DATA SECTION>
[start]

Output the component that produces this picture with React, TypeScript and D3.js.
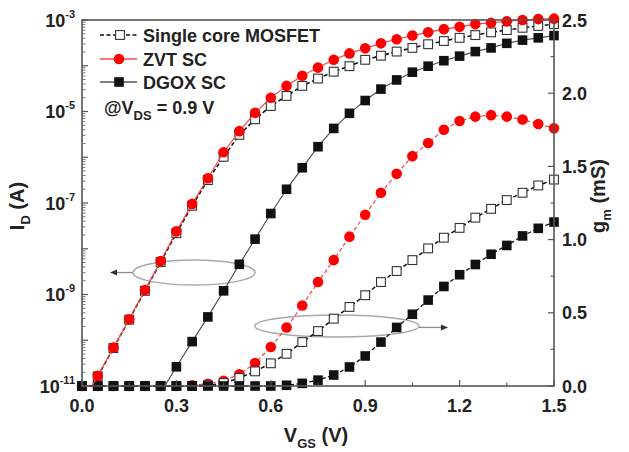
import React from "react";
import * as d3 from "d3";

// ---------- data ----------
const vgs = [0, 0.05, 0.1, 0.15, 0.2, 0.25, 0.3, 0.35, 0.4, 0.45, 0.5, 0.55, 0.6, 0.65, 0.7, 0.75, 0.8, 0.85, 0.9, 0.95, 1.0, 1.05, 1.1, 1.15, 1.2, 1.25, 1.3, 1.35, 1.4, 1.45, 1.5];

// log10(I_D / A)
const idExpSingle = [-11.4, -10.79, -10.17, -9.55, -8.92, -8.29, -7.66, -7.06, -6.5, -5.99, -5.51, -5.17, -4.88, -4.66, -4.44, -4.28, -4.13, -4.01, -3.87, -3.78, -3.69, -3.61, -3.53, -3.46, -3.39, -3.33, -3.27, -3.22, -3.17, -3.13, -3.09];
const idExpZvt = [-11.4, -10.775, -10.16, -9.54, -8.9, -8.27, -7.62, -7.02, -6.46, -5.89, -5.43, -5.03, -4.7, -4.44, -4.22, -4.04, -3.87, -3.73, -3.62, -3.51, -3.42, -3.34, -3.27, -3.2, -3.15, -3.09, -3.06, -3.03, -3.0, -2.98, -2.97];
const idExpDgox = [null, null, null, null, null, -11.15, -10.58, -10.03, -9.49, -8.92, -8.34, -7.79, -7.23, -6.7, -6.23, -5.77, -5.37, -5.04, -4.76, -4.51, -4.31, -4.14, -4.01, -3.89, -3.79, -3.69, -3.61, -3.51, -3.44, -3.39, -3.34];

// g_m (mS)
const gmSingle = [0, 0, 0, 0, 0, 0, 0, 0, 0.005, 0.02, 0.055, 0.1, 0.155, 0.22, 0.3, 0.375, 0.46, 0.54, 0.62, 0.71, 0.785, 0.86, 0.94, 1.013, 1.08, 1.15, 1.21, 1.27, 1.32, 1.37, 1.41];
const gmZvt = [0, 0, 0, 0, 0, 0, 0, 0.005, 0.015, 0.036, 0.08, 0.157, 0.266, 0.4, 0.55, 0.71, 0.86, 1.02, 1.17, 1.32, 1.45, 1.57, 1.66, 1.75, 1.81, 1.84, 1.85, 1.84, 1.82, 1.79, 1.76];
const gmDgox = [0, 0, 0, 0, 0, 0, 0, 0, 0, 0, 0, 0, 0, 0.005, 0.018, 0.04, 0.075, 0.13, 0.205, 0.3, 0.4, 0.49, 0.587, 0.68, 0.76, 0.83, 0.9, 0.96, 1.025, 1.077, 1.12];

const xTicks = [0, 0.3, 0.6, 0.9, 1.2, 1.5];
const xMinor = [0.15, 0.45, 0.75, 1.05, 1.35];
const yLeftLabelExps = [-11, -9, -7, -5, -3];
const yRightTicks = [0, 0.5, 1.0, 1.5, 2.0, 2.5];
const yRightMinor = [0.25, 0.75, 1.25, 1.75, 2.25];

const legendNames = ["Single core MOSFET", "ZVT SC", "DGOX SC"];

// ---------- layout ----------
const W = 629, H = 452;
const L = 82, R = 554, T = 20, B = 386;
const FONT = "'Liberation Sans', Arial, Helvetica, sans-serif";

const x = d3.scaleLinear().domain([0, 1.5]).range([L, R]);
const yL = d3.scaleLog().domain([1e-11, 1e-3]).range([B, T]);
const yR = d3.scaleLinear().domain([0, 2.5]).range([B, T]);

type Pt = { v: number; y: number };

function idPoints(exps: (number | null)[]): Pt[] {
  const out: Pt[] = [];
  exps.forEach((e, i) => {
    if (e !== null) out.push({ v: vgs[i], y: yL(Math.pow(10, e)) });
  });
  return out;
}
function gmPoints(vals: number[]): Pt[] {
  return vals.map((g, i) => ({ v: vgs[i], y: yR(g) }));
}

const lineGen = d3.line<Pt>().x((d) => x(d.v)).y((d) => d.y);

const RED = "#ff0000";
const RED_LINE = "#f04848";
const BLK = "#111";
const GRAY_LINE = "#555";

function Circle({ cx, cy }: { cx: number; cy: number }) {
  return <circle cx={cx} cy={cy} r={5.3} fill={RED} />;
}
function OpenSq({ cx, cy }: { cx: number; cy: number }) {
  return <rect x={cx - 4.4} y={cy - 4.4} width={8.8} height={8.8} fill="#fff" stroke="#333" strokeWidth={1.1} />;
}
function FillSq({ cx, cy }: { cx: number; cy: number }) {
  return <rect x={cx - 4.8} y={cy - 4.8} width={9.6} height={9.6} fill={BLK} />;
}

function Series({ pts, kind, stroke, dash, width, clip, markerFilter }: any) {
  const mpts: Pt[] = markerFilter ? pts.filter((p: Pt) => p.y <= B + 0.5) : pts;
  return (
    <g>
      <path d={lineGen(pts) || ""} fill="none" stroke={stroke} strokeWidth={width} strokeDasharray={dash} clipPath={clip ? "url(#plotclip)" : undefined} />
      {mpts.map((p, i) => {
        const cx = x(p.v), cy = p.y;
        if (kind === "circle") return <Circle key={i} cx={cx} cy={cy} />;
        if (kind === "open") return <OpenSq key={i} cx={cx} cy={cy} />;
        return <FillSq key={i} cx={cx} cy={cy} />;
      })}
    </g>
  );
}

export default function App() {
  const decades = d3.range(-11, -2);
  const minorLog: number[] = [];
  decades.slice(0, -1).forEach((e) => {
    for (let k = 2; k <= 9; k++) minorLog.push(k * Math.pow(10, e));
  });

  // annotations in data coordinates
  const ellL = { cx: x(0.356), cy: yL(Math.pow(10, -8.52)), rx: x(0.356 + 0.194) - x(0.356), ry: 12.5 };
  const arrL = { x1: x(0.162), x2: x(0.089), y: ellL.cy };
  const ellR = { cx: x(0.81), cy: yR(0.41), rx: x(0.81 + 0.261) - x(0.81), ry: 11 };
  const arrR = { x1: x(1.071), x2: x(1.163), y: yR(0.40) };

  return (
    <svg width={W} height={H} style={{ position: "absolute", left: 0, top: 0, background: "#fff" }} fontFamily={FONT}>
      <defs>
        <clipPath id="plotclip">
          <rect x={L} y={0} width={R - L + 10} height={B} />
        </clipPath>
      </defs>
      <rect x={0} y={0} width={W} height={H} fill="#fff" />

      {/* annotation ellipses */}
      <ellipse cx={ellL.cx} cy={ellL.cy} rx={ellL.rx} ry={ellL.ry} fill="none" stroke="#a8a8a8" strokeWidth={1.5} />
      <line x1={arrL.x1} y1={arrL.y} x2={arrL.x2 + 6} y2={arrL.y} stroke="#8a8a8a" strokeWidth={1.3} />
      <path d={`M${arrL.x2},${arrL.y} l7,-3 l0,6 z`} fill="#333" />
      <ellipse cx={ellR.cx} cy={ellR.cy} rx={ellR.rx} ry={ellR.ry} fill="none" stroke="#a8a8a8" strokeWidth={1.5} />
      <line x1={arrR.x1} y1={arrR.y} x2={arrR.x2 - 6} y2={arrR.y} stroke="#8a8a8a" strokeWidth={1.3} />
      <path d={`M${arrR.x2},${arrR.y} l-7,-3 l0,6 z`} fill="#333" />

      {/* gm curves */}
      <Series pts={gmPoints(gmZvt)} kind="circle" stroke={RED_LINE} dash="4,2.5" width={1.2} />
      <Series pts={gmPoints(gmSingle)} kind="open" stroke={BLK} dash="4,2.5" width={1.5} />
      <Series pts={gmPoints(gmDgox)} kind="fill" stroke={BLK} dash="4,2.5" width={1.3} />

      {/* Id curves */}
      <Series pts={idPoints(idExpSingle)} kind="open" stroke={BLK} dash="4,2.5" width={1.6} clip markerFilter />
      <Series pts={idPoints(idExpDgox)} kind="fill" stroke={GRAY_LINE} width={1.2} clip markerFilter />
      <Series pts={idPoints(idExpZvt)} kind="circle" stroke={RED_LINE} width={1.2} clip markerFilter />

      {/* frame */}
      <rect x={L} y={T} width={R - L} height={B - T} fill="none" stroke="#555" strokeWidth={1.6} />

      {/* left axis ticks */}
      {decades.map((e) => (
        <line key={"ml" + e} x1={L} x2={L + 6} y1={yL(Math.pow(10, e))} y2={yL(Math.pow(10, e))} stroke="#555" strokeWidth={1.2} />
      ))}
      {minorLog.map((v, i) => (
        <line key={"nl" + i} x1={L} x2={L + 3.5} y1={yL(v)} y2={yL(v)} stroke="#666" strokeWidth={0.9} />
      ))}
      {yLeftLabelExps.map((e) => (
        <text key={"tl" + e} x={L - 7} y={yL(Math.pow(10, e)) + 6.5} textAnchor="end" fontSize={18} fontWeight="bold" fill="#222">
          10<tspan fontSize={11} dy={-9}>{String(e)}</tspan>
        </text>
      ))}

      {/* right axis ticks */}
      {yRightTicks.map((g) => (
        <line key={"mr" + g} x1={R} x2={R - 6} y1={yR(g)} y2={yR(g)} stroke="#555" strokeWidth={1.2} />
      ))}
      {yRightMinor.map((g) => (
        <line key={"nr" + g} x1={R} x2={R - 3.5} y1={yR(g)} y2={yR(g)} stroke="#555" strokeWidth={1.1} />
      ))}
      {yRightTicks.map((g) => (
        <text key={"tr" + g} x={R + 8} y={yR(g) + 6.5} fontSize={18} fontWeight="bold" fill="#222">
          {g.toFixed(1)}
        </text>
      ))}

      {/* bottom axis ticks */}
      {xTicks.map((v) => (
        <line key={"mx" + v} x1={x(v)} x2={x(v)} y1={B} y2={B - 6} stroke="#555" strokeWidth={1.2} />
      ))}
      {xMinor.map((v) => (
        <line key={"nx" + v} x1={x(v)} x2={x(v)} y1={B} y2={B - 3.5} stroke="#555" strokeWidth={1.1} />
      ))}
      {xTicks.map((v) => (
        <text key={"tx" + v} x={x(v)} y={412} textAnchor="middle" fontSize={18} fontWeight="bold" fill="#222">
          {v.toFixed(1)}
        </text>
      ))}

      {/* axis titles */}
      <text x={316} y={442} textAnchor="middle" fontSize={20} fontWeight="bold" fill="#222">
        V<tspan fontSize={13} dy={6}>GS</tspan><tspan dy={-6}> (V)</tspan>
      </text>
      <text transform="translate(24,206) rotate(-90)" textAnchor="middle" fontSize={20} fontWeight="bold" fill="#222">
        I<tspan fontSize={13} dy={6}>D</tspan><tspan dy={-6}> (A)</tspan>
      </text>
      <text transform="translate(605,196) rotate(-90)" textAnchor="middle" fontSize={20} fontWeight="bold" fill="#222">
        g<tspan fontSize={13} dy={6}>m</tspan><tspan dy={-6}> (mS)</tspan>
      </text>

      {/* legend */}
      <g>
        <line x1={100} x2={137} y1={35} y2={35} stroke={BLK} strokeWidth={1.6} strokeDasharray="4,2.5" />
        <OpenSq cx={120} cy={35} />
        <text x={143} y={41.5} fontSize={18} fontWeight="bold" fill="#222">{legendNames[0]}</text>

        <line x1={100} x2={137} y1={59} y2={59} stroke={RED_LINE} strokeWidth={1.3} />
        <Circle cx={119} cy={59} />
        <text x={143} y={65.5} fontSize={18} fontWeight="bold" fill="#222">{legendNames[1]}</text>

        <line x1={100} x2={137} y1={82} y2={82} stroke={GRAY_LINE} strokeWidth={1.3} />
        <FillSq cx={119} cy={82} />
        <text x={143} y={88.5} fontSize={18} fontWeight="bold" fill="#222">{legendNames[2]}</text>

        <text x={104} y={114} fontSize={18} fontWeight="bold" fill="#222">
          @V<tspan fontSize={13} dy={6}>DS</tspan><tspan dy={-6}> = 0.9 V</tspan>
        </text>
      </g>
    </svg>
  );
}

[end]

WRITTEN PROBLEM> Copy nothing but the lines from the first one in the listing through the line with "import * as", and omit the pictures.

RESPONSE TO THE EXERCISE>
Output the component that produces this picture with React, TypeScript and D3.js.
import React from "react";
import * as d3 from "d3";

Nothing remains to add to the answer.